### Instructions to follow
Only a number is expected: how many lines in the data below contain the word "this".

### Recorded data
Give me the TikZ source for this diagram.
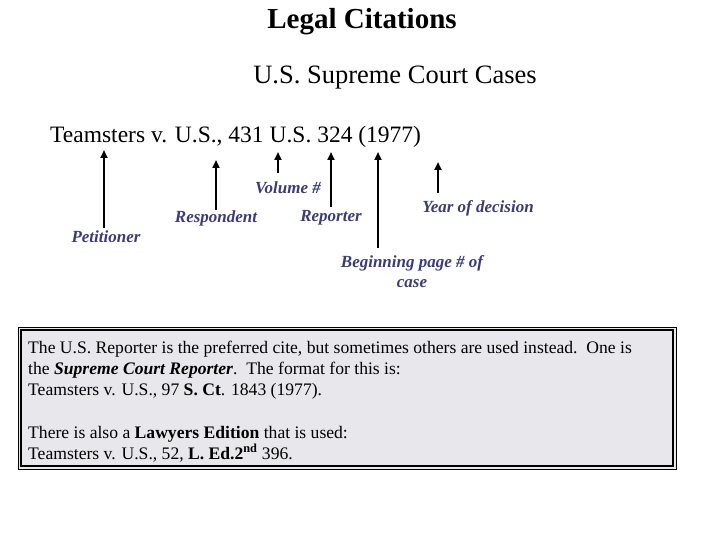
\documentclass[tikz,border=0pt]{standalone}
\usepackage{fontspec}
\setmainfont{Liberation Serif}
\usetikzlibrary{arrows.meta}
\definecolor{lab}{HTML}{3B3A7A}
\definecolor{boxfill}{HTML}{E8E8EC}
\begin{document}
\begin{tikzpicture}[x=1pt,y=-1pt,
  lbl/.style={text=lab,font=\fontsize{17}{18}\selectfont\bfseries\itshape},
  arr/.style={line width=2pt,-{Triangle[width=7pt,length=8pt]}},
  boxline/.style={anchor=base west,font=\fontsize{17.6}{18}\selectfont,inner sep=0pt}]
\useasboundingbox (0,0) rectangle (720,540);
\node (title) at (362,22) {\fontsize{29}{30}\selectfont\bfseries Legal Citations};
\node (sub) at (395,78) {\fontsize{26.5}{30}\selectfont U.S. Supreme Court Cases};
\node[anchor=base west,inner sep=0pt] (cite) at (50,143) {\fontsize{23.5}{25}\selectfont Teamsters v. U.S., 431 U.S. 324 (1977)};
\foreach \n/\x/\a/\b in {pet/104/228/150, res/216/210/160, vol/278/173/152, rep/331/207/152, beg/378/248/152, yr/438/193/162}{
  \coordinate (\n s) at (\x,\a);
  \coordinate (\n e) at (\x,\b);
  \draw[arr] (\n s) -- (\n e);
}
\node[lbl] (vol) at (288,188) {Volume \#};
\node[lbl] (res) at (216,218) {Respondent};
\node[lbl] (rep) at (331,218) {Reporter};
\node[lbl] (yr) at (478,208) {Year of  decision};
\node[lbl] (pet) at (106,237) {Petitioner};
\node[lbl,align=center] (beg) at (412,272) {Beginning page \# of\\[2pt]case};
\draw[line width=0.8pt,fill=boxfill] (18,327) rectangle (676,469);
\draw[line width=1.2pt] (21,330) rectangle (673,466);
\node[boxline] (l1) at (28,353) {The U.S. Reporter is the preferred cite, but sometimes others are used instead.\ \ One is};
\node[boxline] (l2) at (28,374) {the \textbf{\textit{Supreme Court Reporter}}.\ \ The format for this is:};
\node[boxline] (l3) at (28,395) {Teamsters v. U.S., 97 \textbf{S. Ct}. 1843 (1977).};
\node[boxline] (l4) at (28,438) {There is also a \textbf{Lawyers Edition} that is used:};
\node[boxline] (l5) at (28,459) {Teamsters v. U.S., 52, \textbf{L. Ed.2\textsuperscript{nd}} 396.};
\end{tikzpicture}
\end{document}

### Exercise response
2